Consider that a video call with your co-workers, clients or boss might reveal what your kids or spouse look like, how they dress, what kind of art you like, if you have pets, whether your aging parents live with you and so much more. And while this information offers some new data points, what if you look at Twitter, Facebook or Instagram from your work computer or a computer connected to your employer’s Virtual Private Network (VPN). That’s information that your employer can access, say the experts. Add grocery and liquor store orders, refills on your family’s medications . . . “Start going down this road, and it’s hard to look away,” says Eisenstadt.

And while your company can’t view some of this information without your consent, chances are good that you gave them permission to do so on one of your first days of work by checking a box or initialing something on a form that was in your new-hire packet, according to Van Dyke. Moreover, if you join a company-offered health-care platform that helps you look for doctors, get information on health conditions and medications, or track your Fitbit, your company may have even more data about you.

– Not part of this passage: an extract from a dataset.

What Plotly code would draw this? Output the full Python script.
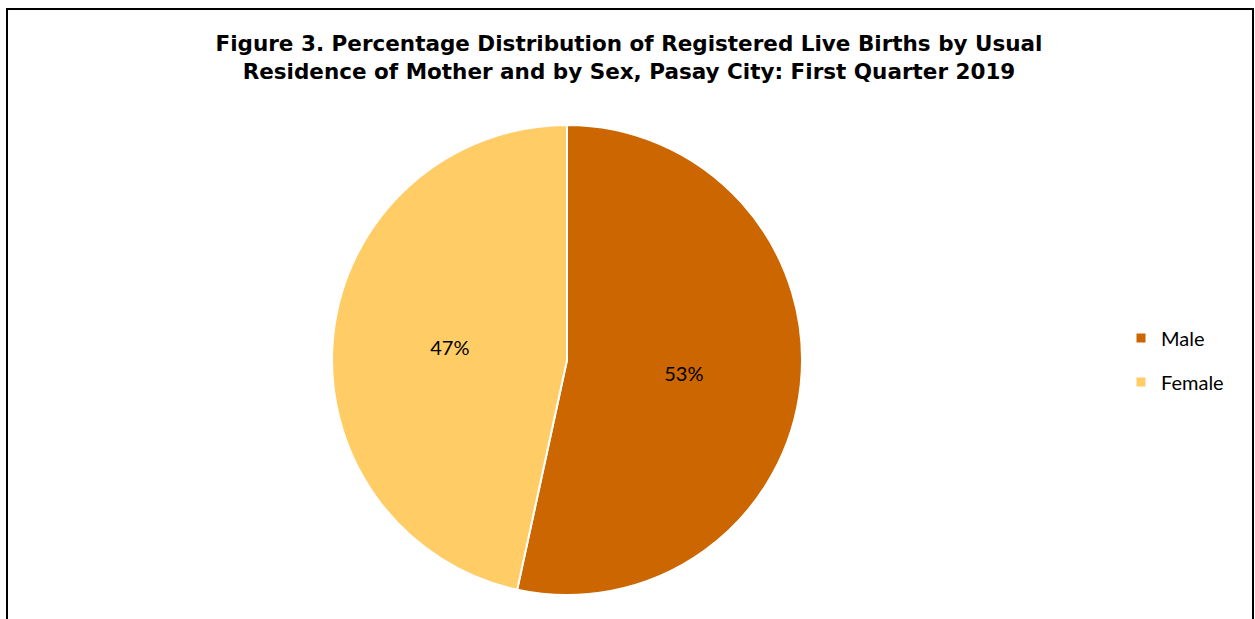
import plotly.graph_objects as go

labels = ["Male", "Female"]
values = [53.4, 46.6]
colors = ["#CC6600", "#FFCC66"]
title_text = ("Figure 3. Percentage Distribution of Registered Live Births by Usual<br>"
              "Residence of Mother and by Sex, Pasay City: First Quarter 2019")

W, H = 1255, 619
ML, MR, MT, MB = 0, 0, 125, 24
cx = 567 / W

fig = go.Figure(go.Pie(
    labels=labels,
    values=values,
    sort=False,
    direction="clockwise",
    rotation=0,
    marker=dict(colors=colors, line=dict(color="white", width=2)),
    textinfo="percent",
    texttemplate="%{percent:.0%}",
    textposition="inside",
    insidetextorientation="horizontal",
    textfont=dict(family="Lato", size=20, color="black"),
    domain=dict(x=[cx - 0.19, cx + 0.19], y=[0, 1]),
    hoverinfo="label+percent",
    showlegend=False,
))

# legend entries (square markers) matching the slices
for lab, col in zip(labels, colors):
    fig.add_trace(go.Scatter(
        x=[None], y=[None], mode="markers", name=lab,
        legendgroup=lab,
        marker=dict(symbol="square", size=9, color=col),
        showlegend=True,
    ))

fig.update_layout(
    width=W, height=H,
    margin=dict(l=ML, r=MR, t=MT, b=MB),
    paper_bgcolor="white",
    plot_bgcolor="white",
    xaxis=dict(visible=False),
    yaxis=dict(visible=False),
    title=dict(
        text=title_text,
        x=629 / W, xanchor="center",
        y=1 - 51 / H, yanchor="middle",
        yref="container",
        font=dict(family="DejaVu Sans", size=21.5,
                  color="black", weight="bold"),
    ),
    legend=dict(
        x=1121 / W, xanchor="left",
        y=0.5, yanchor="middle",
        font=dict(family="Lato", size=20, color="black"),
        bgcolor="rgba(0,0,0,0)",
        traceorder="grouped",
        tracegroupgap=15,
        itemwidth=30,
    ),
    showlegend=True,
    shapes=[dict(
        type="rect", xref="paper", yref="paper",
        x0=7 / W, x1=1253 / W,
        y0=-0.2, y1=(H - MB - 9) / (H - MT - MB),
        line=dict(color="black", width=2),
        layer="below",
    )],
)

fig.write_html("out.html", config={"displayModeBar": False},
               post_script="document.body.style.margin='0';")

So, what can your employer do with all of these data points? Eisenstadt claims that they can be digested in an algorithm that might be used to predict things like what kinds of workers you should be teamed with, whether you are looking to get pregnant, or worried about having a health problem. The latter could mean that your manager assigns an important project to someone other than you because your life issues could distract you.

And while that’s one simple way predictions can be made, what if the algorithm discovers that people who drink Sam Adams, read the Wall Street Journal, do crossword puzzles and prefer hiking over running make great leaders?

Eisenstadt worries about this, and suggests that workers read the fine print before they check any boxes allowing anyone to see their data. As for employers collecting volumes of data and taking action on what algorithms predict, she invites them to pause and think about what they are doing. “Just because you can do this, it doesn’t mean you should,” she says.